But change doesn't come easy. Domestic violence remains a hidden crime. "In our culture, it's wrong to tattle," Thomas says. "Especially when it's family business.
"In court you often hear the victim say they didn't want the police to get involved. My response is, 'You picked up the phone and called 911. Or your family business got outside the walls of your house--and that made it our business.'"
Still, Thomas concedes, there are legitimate concerns about some of the state's new laws and policies. He says he understands why some observers believe that certain aspects of "no bond--a night in jail" policies for misdemeanor offenses may be unconstitutional. "District attorneys and prosecutors didn't write those laws," he says. "And that might be something the legislature wants to look at. But for now, we're obligated to enforce them."

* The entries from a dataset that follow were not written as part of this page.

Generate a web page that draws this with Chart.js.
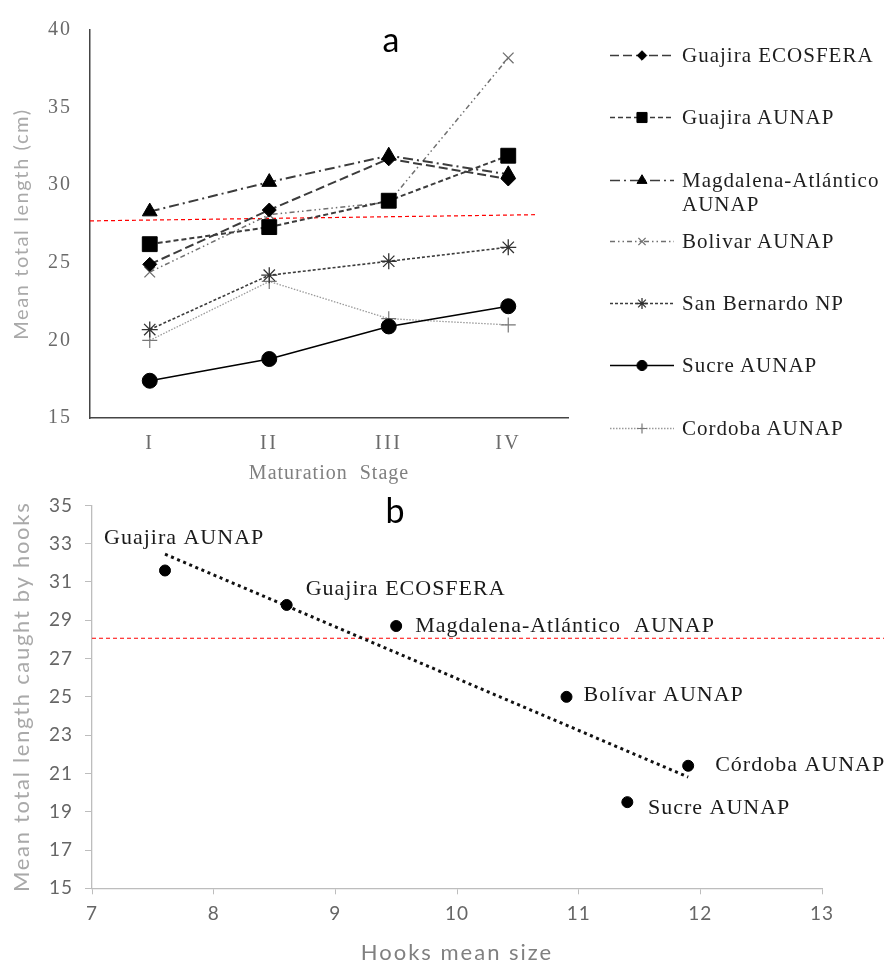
<!DOCTYPE html>
<html>
<head>
<meta charset="utf-8">
<script src="https://cdn.jsdelivr.net/npm/chart.js@4.4.1/dist/chart.umd.min.js"></script>
<style>
  html, body { margin: 0; padding: 0; background: #fff; }
  #page { position: relative; width: 884px; height: 963px; overflow: hidden; background: #fff; }
  canvas.chart { position: absolute; left: 0; }
  #cvA { top: 0; }
  #cvB { top: 482px; }
  .panel { position: absolute; font-family: Lato, sans-serif; font-size: 34px; line-height: 34px; color: #000; transform: translateX(-50%); }
  .item { position: absolute; left: 608px; height: 24px; width: 276px; }
  .item canvas { position: absolute; left: 0; top: 0; }
  .item span { position: absolute; left: 74px; top: 0; width: 204px; font-family: 'Liberation Serif', 'Times New Roman', serif; font-size: 21px; line-height: 24px; letter-spacing: 1px; color: #1e1e1e; }
</style>
</head>
<body>
<div id="page">
  <canvas id="cvA" class="chart" width="884" height="486"></canvas>
  <canvas id="cvB" class="chart" width="884" height="481"></canvas>
  <div class="panel" style="left:391px; top:22px;">a</div>
  <div class="panel" style="left:395px; top:493px;">b</div>
  <div id="legend"></div>
</div>
<script>
// ---- Panel a: mean total length by maturation stage ----
const stages = ['I', 'II', 'III', 'IV'];
const siteNames = ['Guajira ECOSFERA', 'Guajira AUNAP', 'Magdalena-Atlántico AUNAP', 'Bolivar AUNAP',
                   'San Bernardo NP', 'Sucre AUNAP', 'Cordoba AUNAP'];
const guajiraEcosfera    = [24.9, 28.4, 31.7, 30.4];
const guajiraAunap       = [26.2, 27.3, 29.0, 31.9];
const magdalenaAtlantico = [28.3, 30.2, 31.9, 30.7];
const bolivar            = [24.4, 28.1, 28.9, 38.2];
const sanBernardo        = [20.7, 24.2, 25.1, 26.0];
const sucre              = [17.4, 18.8, 20.9, 22.2];
const cordoba            = [20.0, 23.8, 21.4, 21.0];
const yTicksA = [15, 20, 25, 30, 35, 40];
// reference length line (x in stage units, -0.5 = left edge of the plot)
const referenceA = [{ x: -0.5, y: 27.7 }, { x: 3.24, y: 28.1 }];

// ---- Panel b: mean total length against hook size ----
const hookSites  = ['Guajira AUNAP', 'Guajira ECOSFERA', 'Magdalena-Atlántico  AUNAP', 'Bolívar AUNAP', 'Córdoba AUNAP', 'Sucre AUNAP'];
const hookSize   = [7.6, 8.6, 9.5, 10.9, 11.9, 11.4];
const hookLength = [31.6, 29.8, 28.7, 25.0, 21.4, 19.5];
const xTicksB = [7, 8, 9, 10, 11, 12, 13];
const yTicksB = [15, 17, 19, 21, 23, 25, 27, 29, 31, 33, 35];
const referenceB = 28.06;

// ---- styles ----
const seriesValues = [guajiraEcosfera, guajiraAunap, magdalenaAtlantico, bolivar, sanBernardo, sucre, cordoba];
const seriesStyle = [
  { color: '#3c3c3c', width: 2,   dash: [9, 4],              point: 'rectRot',  r: 7,   fill: '#000', pcolor: '#000',    pbw: 1 },
  { color: '#3c3c3c', width: 2,   dash: [5, 3],              point: 'rect',     r: 10.5, fill: '#000', pcolor: '#000',   pbw: 1 },
  { color: '#3c3c3c', width: 2,   dash: [10, 4, 2, 4],       point: 'triangle', r: 8.5, fill: '#000', pcolor: '#000',    pbw: 1 },
  { color: '#707070', width: 1.5, dash: [5, 3, 1.5, 3, 1.5, 3], point: 'crossRot', r: 7.5, fill: '#fff', pcolor: '#707070', pbw: 1.3 },
  { color: '#3c3c3c', width: 1.6, dash: [3, 2],              point: 'star',     r: 8,   fill: '#fff', pcolor: '#333',    pbw: 1.3 },
  { color: '#000',    width: 1.5, dash: [],                  point: 'circle',   r: 7.5, fill: '#000', pcolor: '#000',    pbw: 1 },
  { color: '#9a9a9a', width: 1.3, dash: [1.5, 1.5],          point: 'cross',    r: 7.5, fill: '#fff', pcolor: '#777',    pbw: 1.2 }
];
const labelOffsets = [[-61, -26], [19, -10], [19, 5.5], [17, 4], [27, 5.6], [20.6, 11.7]];
const legendRows = [55, 117, 180, 241, 303, 365, 428];

const SERIF = "'Liberation Serif', 'Times New Roman', serif";
const SANS = "Lato, 'Open Sans', sans-serif";

// letter spacing for a scale's tick labels and title
function spaceText(scale, tickLS, titleLS) {
  if (scale._spaced) return;
  scale._spaced = true;
  const dl = scale.drawLabels.bind(scale);
  const dt = scale.drawTitle.bind(scale);
  scale.drawLabels = (area) => { scale.ctx.letterSpacing = tickLS; dl(area); scale.ctx.letterSpacing = '0px'; };
  scale.drawTitle = () => { scale.ctx.letterSpacing = titleLS; dt(); scale.ctx.letterSpacing = '0px'; };
}

// ---------- chart a ----------
const datasetsA = seriesValues.map((vals, i) => {
  const s = seriesStyle[i];
  return {
    label: siteNames[i], data: vals, xAxisID: 'x', yAxisID: 'y',
    borderColor: s.color, borderWidth: s.width, borderDash: s.dash, tension: 0, fill: false,
    pointStyle: s.point, pointRadius: s.r, pointHoverRadius: s.r,
    pointBackgroundColor: s.fill, pointBorderColor: s.pcolor, pointBorderWidth: s.pbw
  };
});
datasetsA.push({
  label: 'reference', data: referenceA, xAxisID: 'xr', yAxisID: 'y',
  borderColor: '#ff0000', borderWidth: 1.2, borderDash: [4, 3], pointRadius: 0, fill: false
});

new Chart(document.getElementById('cvA'), {
  type: 'line',
  data: { labels: stages, datasets: datasetsA },
  options: {
    responsive: false, animation: false, events: [],
    layout: { padding: { left: 0, top: 20, right: 316, bottom: 0 } },
    plugins: { legend: { display: false }, tooltip: { enabled: false } },
    scales: {
      x: {
        type: 'category', offset: true,
        grid: { display: false, drawTicks: false },
        border: { display: true, color: '#454545', width: 1.5 },
        ticks: { font: { family: SERIF, size: 20 }, color: '#6a6a6a', padding: 13.5 },
        title: { display: true, text: 'Maturation  Stage', font: { family: SERIF, size: 20 }, color: '#808080', padding: { top: 0, bottom: 0 } },
        afterFit: (s) => { s.height = 68; spaceText(s, '2.5px', '1px'); }
      },
      xr: { type: 'linear', display: false, min: -0.5, max: 3.5 },
      y: {
        min: 15, max: 40,
        grid: { display: false, drawTicks: false },
        border: { display: true, color: '#454545', width: 1.5 },
        ticks: { font: { family: SERIF, size: 20 }, color: '#6a6a6a', padding: 18 },
        afterBuildTicks: (s) => { s.ticks = yTicksA.map(v => ({ value: v })); },
        title: { display: true, text: 'Mean total length (cm)', font: { family: SANS, size: 20 }, color: '#a9a9a9', padding: { top: 10, bottom: 0 } },
        afterFit: (s) => { s.width = 90; spaceText(s, '2px', '1.6px'); }
      }
    }
  }
});

// ---------- legend of chart a ----------
const legend = document.getElementById('legend');
siteNames.forEach((name, i) => {
  const s = seriesStyle[i];
  const row = document.createElement('div');
  row.className = 'item';
  row.style.top = (legendRows[i] - 12) + 'px';
  const cv = document.createElement('canvas');
  cv.width = 68; cv.height = 24;
  const span = document.createElement('span');
  span.textContent = name;
  row.appendChild(cv); row.appendChild(span);
  legend.appendChild(row);
  const ctx = cv.getContext('2d');
  ctx.strokeStyle = s.color; ctx.lineWidth = Math.min(s.width, 1.5);
  ctx.setLineDash(s.dash);
  ctx.beginPath(); ctx.moveTo(2, 12.5); ctx.lineTo(66, 12.5); ctx.stroke();
  ctx.setLineDash([]);
  ctx.fillStyle = s.fill; ctx.strokeStyle = s.pcolor; ctx.lineWidth = s.pbw;
  if (Chart.helpers && Chart.helpers.drawPoint) {
    Chart.helpers.drawPoint(ctx, { pointStyle: s.point, radius: s.r * 0.68, rotation: 0, borderWidth: s.pbw }, 34, 12.5);
  }
});

// ---------- chart b ----------
function leastSquares(xs, ys) {
  const n = xs.length;
  const mx = xs.reduce((a, b) => a + b, 0) / n;
  const my = ys.reduce((a, b) => a + b, 0) / n;
  let sxy = 0, sxx = 0;
  for (let i = 0; i < n; i++) { sxy += (xs[i] - mx) * (ys[i] - my); sxx += (xs[i] - mx) ** 2; }
  const slope = sxy / sxx;
  return (x) => my + slope * (x - mx);
}
const fit = leastSquares(hookSize, hookLength);
const xMin = Math.min(...hookSize), xMax = Math.max(...hookSize);
const trend = [{ x: xMin, y: fit(xMin) }, { x: xMax, y: fit(xMax) }];

const siteLabels = {
  id: 'siteLabels',
  afterDatasetsDraw(chart) {
    const meta = chart.getDatasetMeta(0);
    const ctx = chart.ctx;
    ctx.save();
    ctx.font = "22px " + SERIF;
    ctx.fillStyle = '#1a1a1a';
    ctx.textBaseline = 'alphabetic';
    ctx.textAlign = 'left';
    ctx.letterSpacing = '1px';
    meta.data.forEach((pt, i) => {
      const o = labelOffsets[i];
      ctx.fillText(hookSites[i], pt.x + o[0], pt.y + o[1]);
    });
    ctx.restore();
  }
};

new Chart(document.getElementById('cvB'), {
  type: 'scatter',
  data: {
    datasets: [
      { label: 'sites', data: hookSize.map((x, i) => ({ x, y: hookLength[i] })),
        pointRadius: 5.5, pointHoverRadius: 5.5, pointBackgroundColor: '#000', pointBorderColor: '#000', showLine: false },
      { label: 'trend', data: trend, showLine: true, borderColor: '#111', borderWidth: 3, borderDash: [3, 3.6],
        pointRadius: 0, fill: false },
      { label: 'reference', data: [{ x: 7, y: referenceB }, { x: 13.6, y: referenceB }], showLine: true,
        borderColor: '#ff0000', borderWidth: 1.2, borderDash: [4, 3], pointRadius: 0, fill: false, clip: false }
    ]
  },
  options: {
    responsive: false, animation: false, events: [],
    layout: { padding: { left: 0, top: 14.7, right: 62, bottom: 0 } },
    plugins: { legend: { display: false }, tooltip: { enabled: false } },
    scales: {
      x: {
        type: 'linear', min: 7, max: 13,
        grid: { drawOnChartArea: false, drawTicks: true, tickLength: 6, color: '#bdbdbd' },
        border: { display: true, color: '#bdbdbd', width: 1.3 },
        ticks: { font: { family: SANS, size: 19 }, color: '#666', padding: 8 },
        afterBuildTicks: (s) => { s.ticks = xTicksB.map(v => ({ value: v })); },
        title: { display: true, text: 'Hooks mean size', font: { family: SANS, size: 22 }, color: '#808080', padding: { top: 0, bottom: -3 } },
        afterFit: (s) => { s.height = 74.7; spaceText(s, '1px', '2px'); }
      },
      y: {
        min: 15, max: 35,
        grid: { drawOnChartArea: false, drawTicks: true, tickLength: 7, color: '#bdbdbd' },
        border: { display: true, color: '#bdbdbd', width: 1.3 },
        ticks: { font: { family: SANS, size: 19 }, color: '#666', padding: 12 },
        afterBuildTicks: (s) => { s.ticks = yTicksB.map(v => ({ value: v })); },
        title: { display: true, text: 'Mean total length caught by hooks', font: { family: SANS, size: 22 }, color: '#a9a9a9', padding: { top: 9, bottom: 0 } },
        afterFit: (s) => { s.width = 92; spaceText(s, '1px', '1.7px'); }
      }
    }
  },
  plugins: [siteLabels]
});
</script>
</body>
</html>
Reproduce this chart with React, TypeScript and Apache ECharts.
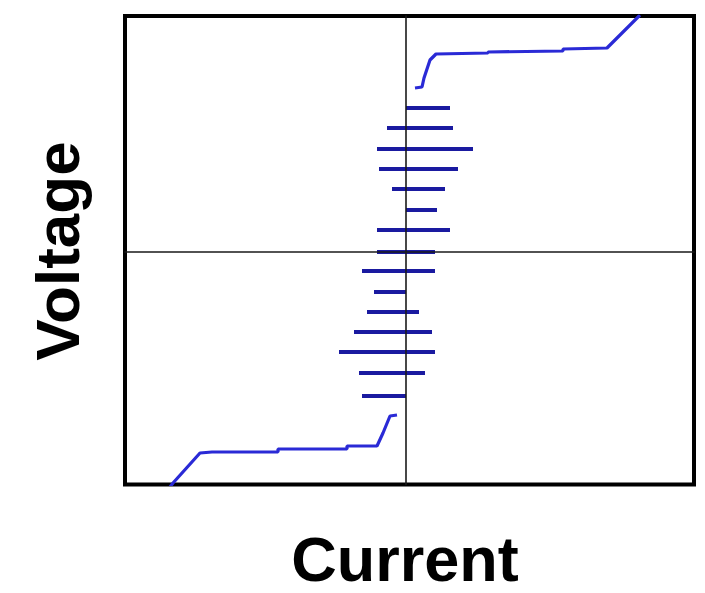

And Thomas allows that sometimes the new, proactive system overreaches. "When the police get called out on a disturbance where the husband and wife are just screaming at each other--personally, I don't think it's a crime," he says. "It may be distasteful, but part of what's going on right now is a sort of feeling-out process to see what the community wants done."
It may be years, Thomas says, before the community will know if all of today's domestic-violence measures have accomplished anything. He remembers the disappointment he felt when he heard that after two years in operation, the Fast Track program had posted a record number of cases--23--in a single week this past April. "That's bad news, because we want it to be zero," says Thomas. "But you have to wonder how many there might be if we weren't doing all this.
"We're getting kids into treatment and perpetrators into treatment. We're doing all we can, but so many things are out of our control."
Thomas says he has concerns about the growth of the domestic-violence cottage industry of advocates and counselors, as well as the growing number of salaried positions within police departments and prosecutorial offices. "It's potentially a huge danger. People with a vested interest may be exaggerating the problem," he says. "But that's the reason these grants have a limited life.
"If you want to keep the programs, you have to eventually find a place for them in your budget. If they aren't worth it, they're not going to stay. I personally would like all the different things we do to put me out of a job."
Thomas only has to go home to be reminded why. Once a week, he and his wife take Margaret, now six, in for counseling.
"Her mom is dead, her dad is in jail, and she's terrified to connect the two things," Thomas says. "Frankly, there's been a lot of damage. Like many children, she doesn't necessarily show it.
"She seems to be a strong, independent, self-willed child. But inside, she's a terribly hurt and frightened little girl who has a lot to work through.
"My hope is my niece can grow up to be normal, which is a scary thing even to say. If she gets the proper perspective about life and relationships, I'll be happy."